Откуда он взял, что за страдание полагается награда, Тихон и сам бы ответить не смог. Наверное, поповские корни сказались. Сколько раз он об них спотыкался, а они всё лезли и лезли, корявые, ухватистые, закрученные в бараний рог, как у отца Филипа. В смысле – не рог, как у отца Филипа, а корни поповские, как у отца Филипа. Снова большая тайна происхождения Тихона давала о себе знать, например, как сейчас – в виде предрасположенности оправдывать страдание и даже ожидать за него мифическую награду.
И была у Тихона семейная тайна: он точно знал, что в роду у него были попы, то есть батюшки. По крайне мере один точно был. Именно этим фактом Тихон объяснял свою предрасположенность к страданию и свечному запаху.
Впрочем, по сравнению с предками Тихон далеко ушел в понимании своей божественной сути. Его Троица предполагала другое – вину, стыд и страх. Тихон на этом зиждился, а не на интеллигентности, как муха.
Свобода больше силы
Главное, чего следовало избегать в общении с отцом Филипом, это провокация. Поддавшись провокации, отче начинал вещать. Вещал он всегда стоя, глядя куда-то вперед и немного вверх, обращаясь то ли к Богу, то ли к другим, видимым им одним, слушателям. В такой позиции был явный плюс: можно было отца Филипа не слушать. В смысле, раз он на тебя не глядит, то вроде как к тебе и не обращается. А раз это не к тебе – так зачем время тратить?
Похоже, Бог думал так же.
Но иногда было интересно, вот как сейчас. Порывшись в старых фотографиях, дядя Архип явил на свет Божий какого-то редкого майора, биография которого была прояснена только в том плане, что он был каким-то предком дяди. Очень дальним предком, настолько дальним, что казалось, будто он вообще из стрельцов времен русского лжецаря Дмитрия. Хотя, по петлицам было ясно, что персонаж был сфотографирован точно до сорок третьего года, к котором были введены уже погоны в нашей армии.
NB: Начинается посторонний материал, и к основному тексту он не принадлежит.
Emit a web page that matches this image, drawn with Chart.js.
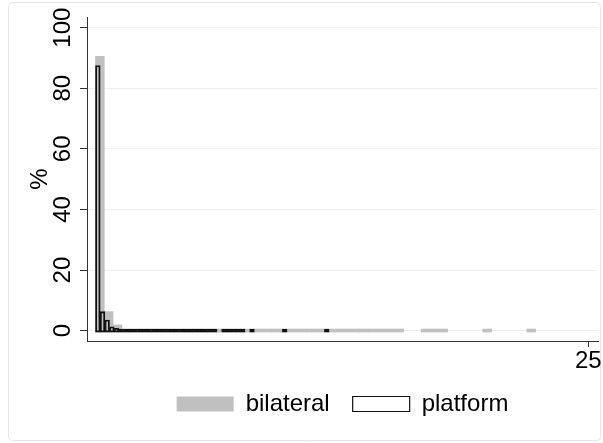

Надо же было дяде ляпнуть сдуру, что в роде сила. Что глядя на эту фотку, он, дядя Архип, ощущает себя наследником и продолжателем. И плющит и колбасит его от ощущения принадлежности к славному роду, и еще он ощущает силу, идущую от фотографии, и много еще "ощу" "ощу", о чем не сказать, потому что слов не хватает.
Отец Филип встал посреди комнаты, выбрал точку в углу и заиграл речью, как Троцкий перед восставшими матросами. И вроде не желал он задеть дядю Архипа, а так, просто по мировоззрению его прогуляться, потоптать убеждения, высморкаться на идеи и мирно поглумиться над верованиями.